Tennis
Peter Bodo, ESPN.com Staff Writer 6y

Maria Sharapova one of the few A-list tennis stars finding on-court success

Tennis, WTA

Tennis took a one-two punch in the gut early Wednesday, as Serena Williams announced that she was pulling out of Rome, then Novak Djokovic's comeback came to yet another grinding halt in Madrid at the business end of young Kyle Edmund's racket.  

Things looked pretty bleak for the game's A-listers until a somewhat forgotten star got up off the mat and struck a blow for the struggling status quo. Maria Sharapova looked sharp in dismantling Kiki Mladenovic in straight sets (6-3, 6-4) to advance to the quarterfinals of a tournament for the first time since January.

  It was also a payback win: It was Mladenovic who ended Sharapova's impressive run in Stuttgart a little over a year ago. That was the then-30-year-old Russian star's first tournament following her 15-month doping suspension.
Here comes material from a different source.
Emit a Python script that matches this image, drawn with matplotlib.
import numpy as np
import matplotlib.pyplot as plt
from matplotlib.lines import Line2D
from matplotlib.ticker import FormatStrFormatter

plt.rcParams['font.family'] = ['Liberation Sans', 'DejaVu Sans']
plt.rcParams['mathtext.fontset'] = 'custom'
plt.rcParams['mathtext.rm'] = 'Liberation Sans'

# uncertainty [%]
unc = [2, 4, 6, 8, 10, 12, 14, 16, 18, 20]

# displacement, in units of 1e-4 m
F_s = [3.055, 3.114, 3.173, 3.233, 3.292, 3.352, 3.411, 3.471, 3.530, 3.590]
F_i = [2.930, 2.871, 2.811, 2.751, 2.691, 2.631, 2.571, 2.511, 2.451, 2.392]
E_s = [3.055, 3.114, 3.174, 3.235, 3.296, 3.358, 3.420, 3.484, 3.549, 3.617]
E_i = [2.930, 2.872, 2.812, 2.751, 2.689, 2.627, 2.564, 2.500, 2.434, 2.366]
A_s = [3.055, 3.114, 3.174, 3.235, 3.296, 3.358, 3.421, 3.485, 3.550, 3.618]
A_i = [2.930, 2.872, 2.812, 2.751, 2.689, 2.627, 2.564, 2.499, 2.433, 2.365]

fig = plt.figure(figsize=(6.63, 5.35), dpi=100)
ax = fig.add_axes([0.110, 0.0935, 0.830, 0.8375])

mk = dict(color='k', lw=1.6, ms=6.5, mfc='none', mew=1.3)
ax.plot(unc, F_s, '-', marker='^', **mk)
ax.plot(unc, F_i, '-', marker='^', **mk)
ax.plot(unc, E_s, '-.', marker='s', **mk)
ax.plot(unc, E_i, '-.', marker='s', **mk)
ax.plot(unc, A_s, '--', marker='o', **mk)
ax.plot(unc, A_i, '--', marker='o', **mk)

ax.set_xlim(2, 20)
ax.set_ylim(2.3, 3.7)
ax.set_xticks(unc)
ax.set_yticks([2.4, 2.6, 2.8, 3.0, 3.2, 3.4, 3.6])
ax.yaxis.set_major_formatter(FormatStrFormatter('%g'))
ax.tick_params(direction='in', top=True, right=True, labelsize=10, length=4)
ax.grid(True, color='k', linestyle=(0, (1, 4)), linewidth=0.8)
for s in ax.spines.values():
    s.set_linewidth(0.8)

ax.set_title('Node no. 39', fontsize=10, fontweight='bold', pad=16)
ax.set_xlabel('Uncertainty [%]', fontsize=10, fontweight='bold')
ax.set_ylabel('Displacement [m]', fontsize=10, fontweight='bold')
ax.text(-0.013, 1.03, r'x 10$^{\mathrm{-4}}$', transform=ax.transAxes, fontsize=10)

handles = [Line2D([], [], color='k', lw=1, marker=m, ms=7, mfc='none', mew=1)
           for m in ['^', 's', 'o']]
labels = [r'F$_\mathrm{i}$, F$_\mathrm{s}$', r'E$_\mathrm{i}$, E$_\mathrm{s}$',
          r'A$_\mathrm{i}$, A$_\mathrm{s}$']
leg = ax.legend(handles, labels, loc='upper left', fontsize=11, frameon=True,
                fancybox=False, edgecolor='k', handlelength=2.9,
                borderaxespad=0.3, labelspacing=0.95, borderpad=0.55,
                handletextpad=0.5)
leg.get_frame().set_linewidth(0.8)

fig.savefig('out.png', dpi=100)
  "It was a difficult match to lose," Sharapova told the press the other day, referring to her only previous meeting with Mladenovic. "I think it was just nice to get that match out of the way, I guess, in many aspects."

  Sharapova's performance in Stuttgart bred great expectations because the terms of her suspension forbade her to even hit a ball on site until the day of her first match. Yet, she made the semis. But things soon went awry. Many of her fellow pros resented the willingness of promoters to offer her wild cards, and she struggled with injuries. There's always pressure on players returning from drug suspensions.
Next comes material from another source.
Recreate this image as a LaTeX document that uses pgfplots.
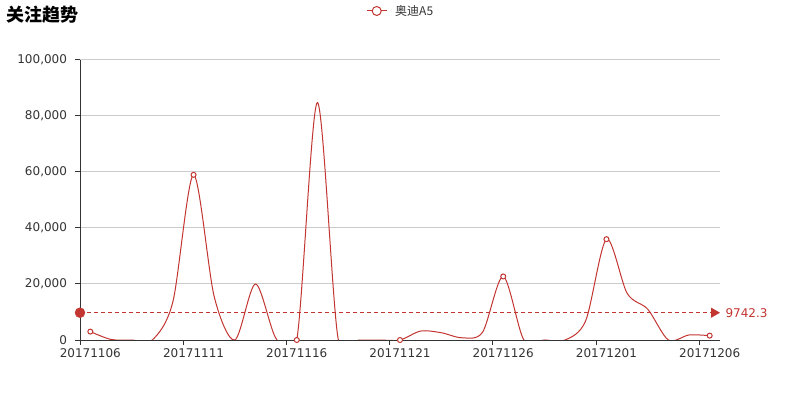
\documentclass[border=0pt]{standalone}
\usepackage{fontspec}
\setmainfont{DejaVu Sans}
\newfontfamily\cjk{Noto Sans CJK SC}
\usepackage{pgfplots}
\pgfplotsset{compat=1.18}
\usetikzlibrary{arrows.meta}
\definecolor{ered}{HTML}{C23531}
\definecolor{etext}{HTML}{333333}
\definecolor{egrid}{HTML}{CCCCCC}
\begin{document}
\begin{tikzpicture}
\path[use as bounding box] (0,0) rectangle (800bp,400bp);
\node[anchor=west, inner sep=0pt, text=black] at (6bp,385bp) {\fontsize{18bp}{20bp}\selectfont\cjk\bfseries 关注趋势};
\begin{axis}[
  at={(80bp,60bp)}, anchor=south west,
  scale only axis, width=640bp, height=280bp,
  xmin=-0.5, xmax=30.5, ymin=0, ymax=100000,
  axis x line*=bottom, axis y line*=left,
  axis line style={etext, line width=1bp, -},
  ytick={0,20000,40000,60000,80000,100000},
  ymajorgrids, major grid style={egrid, line width=1bp},
  xtick={-0.5,4.5,9.5,14.5,19.5,24.5,29.5},
  xticklabels={20171106,20171111,20171116,20171121,20171126,20171201,20171206},
  xticklabel style={xshift=10.32bp},
  tick align=outside,
  major tick length=5bp,
  tick style={etext, line width=1bp},
  ticklabel style={font=\fontsize{12bp}{14bp}\selectfont, text=etext},
  scaled y ticks=false,
  yticklabel style={xshift=-4.5bp, /pgf/number format/.cd, fixed, 1000 sep={,}, assume math mode=true},
  xticklabel style={/pgf/number format/assume math mode=true},
  legend style={at={(0.4469,1.175)}, anchor=west, draw=none, fill=none, inner sep=0pt,
    font=\fontsize{12bp}{14bp}\selectfont, text=etext,
    /tikz/every odd column/.append style={column sep=6bp}},
  legend cell align=left,
]
\addplot[ered, line width=1bp, smooth, tension=0.5,
  mark=*, mark repeat=5, mark size=2.5bp,
  mark options={fill=white, draw=ered, line width=1bp},
  legend image code/.code={
    \draw[ered, line width=1bp] (0bp,0bp)--(20bp,0bp);
    \draw[ered, fill=white, line width=1bp] (10bp,0bp) circle (4.5bp);
  }] coordinates {
(0,3000) (1,200) (2,0) (3,0) (4,13700) (5,59000) (6,15500) (7,0) (8,20000) (9,500)
(10,0) (11,84800) (12,600) (13,0) (14,0) (15,0) (16,3200) (17,2600) (18,800) (19,2800)
(20,22700) (21,0) (22,0) (23,0) (24,7000) (25,36000) (26,16700) (27,11000) (28,0) (29,1800)
(30,1550)
};
\addlegendentry{\cjk 奥迪A5}
\end{axis}
\begin{axis}[
  at={(80bp,60bp)}, anchor=south west,
  scale only axis, width=640bp, height=280bp,
  xmin=-0.5, xmax=30.5, ymin=0, ymax=100000,
  hide axis, clip=false,
]
\addplot[ered, line width=1bp, dash pattern=on 4bp off 3bp,
  -{Triangle[length=9bp, width=10bp]}] coordinates {(-0.5,9742.3) (30.5,9742.3)}
  node[pos=1, anchor=west, text=ered, inner sep=0pt, xshift=5bp,
       font=\fontsize{12bp}{14bp}\selectfont] {9742.3};
\addplot[only marks, mark=*, mark size=5bp, ered, mark options={fill=ered, draw=ered}]
  coordinates {(-0.5,9742.3)};
\end{axis}
\end{tikzpicture}
\end{document}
As Tennis Channel commentator Mary Carillo said, "You want to prove that your previous success had nothing to do with drugs."

  Sharapova has been steadily building her match portfolio. She hasn't been winning big, but she's been winning; she's a respectable 20-9 over the past 52 weeks. She may be No. 52 in the official WTA rankings, but she's No. 12 in the UTR ratings. And we're in the midst of the tournaments at which Sharapova has been most dangerous in the past few years. Sharapova hasn't won a Grand Slam tournament other than the upcoming French Open for a decade, but she's won two titles at Roland Garros since 2012. 

  Then there's this: The odds that Sharapova's nemesis Serena Williams will play the French Open just took an enormous hit. You can bet that the Sharapova camp will shed no tears if that comes to pass.  

The Sharapova team now has a new leader as well. In the spring, after struggling with injury and losing consecutive first-round matches at Doha, Indian Wells and Stuttgart, Sharapova parted ways with Sven Groeneveld and rehired her former coach, Thomas Hogstedt. He was vastly underrated the first time around, partly because he's a low-key individual, but also because Sharapova likes to keep her coaches in the shade. But the dates and stats tell the tale. Hogstedt coached Sharapova from late 2010 to mid-2013, presiding over her transformation into a formidable clay-court player, including those two victories at Roland Garros.

  Sharapova did allude to Hogstedt's return to the fold earlier this week in Madrid. Speaking of her difficulties in that rough post-Australian Open patch, she told reporters: "I also made changes within my team, which was not easy. [But] As I've said before: There's never a bad time to make a good change. You do hope that those changes lead to better things and good things."

  Djokovic made a similar move at about the same time in April as Sharapova, rehiring his former, trusted coach, Marian Vajda. It helped the Serbian star get past Kei Nishikori the other day in Madrid. Then came the tough loss to Edmund. 

  Right now, Sharapova's optimism seems justified. We'll see what the coming days bring. It's a long road back to the top.